When told that she is 111 years old this year, she chuckled.

“Wow, I’m old!” she said.

According to the Gerontology Research Group, which tracks supercentenarians, the world’s oldest living person is Chiyo Miyako, of Japan, who is 117. The U.S.-based group validates supercentenarians and keeps a list on its website of the oldest living people in the world, the majority of whom are women and Japanese.

Kleine has lived an independent life: she was married twice, but she outlived both her husbands, and she has no children.
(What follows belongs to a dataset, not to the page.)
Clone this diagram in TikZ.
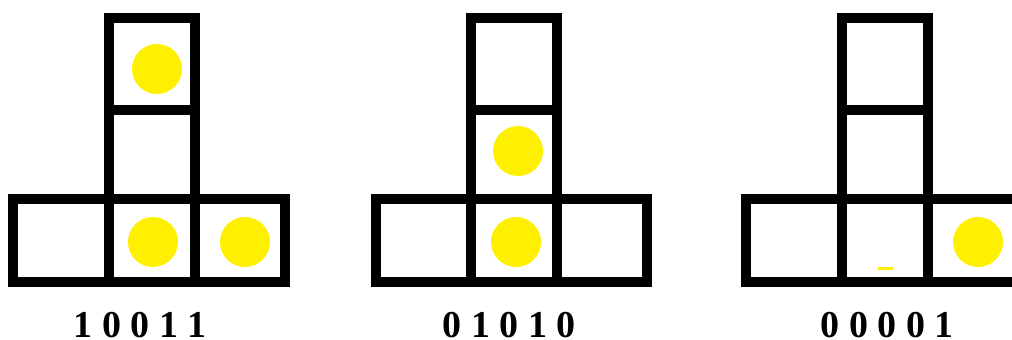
\documentclass[tikz,border=0pt]{standalone}
\usepackage{fontspec}
\setmainfont{Liberation Serif}
\usepackage{tikz}
\usetikzlibrary{positioning}
\definecolor{bulb}{RGB}{255, 240, 0}

\begin{document}
\begin{tikzpicture}[x=1pt, y=-1pt,
  cellline/.style={line width=10pt, black, line join=miter},
  lit/.style={fill=bulb},
  code/.style={font=\fontsize{38}{40}\selectfont\bfseries, inner sep=0pt}]
\useasboundingbox (0,0) rectangle (1012,340);
% first pattern
\draw[cellline] (13,199) rectangle (285,282);
\draw[cellline] (109,18) rectangle (195,199);
\draw[cellline] (109,199) -- (109,282) (195,199) -- (195,282) (109,110) -- (195,110);
\fill[lit] (157,69) circle [radius=25pt];
\fill[lit] (153,242) circle [radius=25pt];
\fill[lit] (245,242) circle [radius=25pt];
\node[code] (codeA) at (140,325) {1 0 0 1 1};
% second pattern
\draw[cellline] (376,199) rectangle (647,282);
\draw[cellline] (471,18) rectangle (557,199);
\draw[cellline] (471,199) -- (471,282) (557,199) -- (557,282) (471,110) -- (557,110);
\fill[lit] (518,151) circle [radius=25pt];
\fill[lit] (516,242) circle [radius=25pt];
\node[code] (codeB) at (509,325) {0 1 0 1 0};
% third pattern
\draw[cellline] (746,199) rectangle (1018,282);
\draw[cellline] (842,18) rectangle (928,199);
\draw[cellline] (842,199) -- (842,282) (928,199) -- (928,282) (842,110) -- (928,110);
\fill[lit] (978,242) circle [radius=25pt];
\fill[lit] (878,267) rectangle (893,270);
\node[code] (codeC) at (887,325) {0 0 0 0 1};
\end{tikzpicture}
\end{document}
A seamstress by trade, she insisted on mending her own clothes, even on her 100th birthday.

“She wanted to do it right,” her great-niece, Joanie Bixler-Anderson, explained. “She continued to drive until she was 99 when she said her car gave out before she did.”

Indeed, Kleine is in superb shape for a supercentenarian — though she can only hear out of her right ear and her memory is not what it used to be — her mind is still sharp and her wit sharper.

“The old forgetter is working overtime,” she joked.

Kleine was asked by just about everyone what the secret to longevity was. She replied that she takes each day as it comes and that she does not smoke, drink or dance.

“I didn’t dance,” she said. “Well, maybe I danced once or twice.”

“And what are we doing on Friday?” Bixler-Anderson asked her. “What do we always do on your birthday? Where do we go?”

Kleine’s eyes squinted behind her glasses for a moment, but when the answer came, they lit up.

“Red Lobster!” she exclaimed, as her great-niece and nephew nodded and laughed. “Red Lobster. I love lobster.”

Even at 111 years old, joy still came readily to Kleine’s face. And when she and Bixler-Anderson sang their favorite song together, cheek to cheek, that joy filled the room.

“I don’t know why I love you like I do. I don’t know why, I just do.”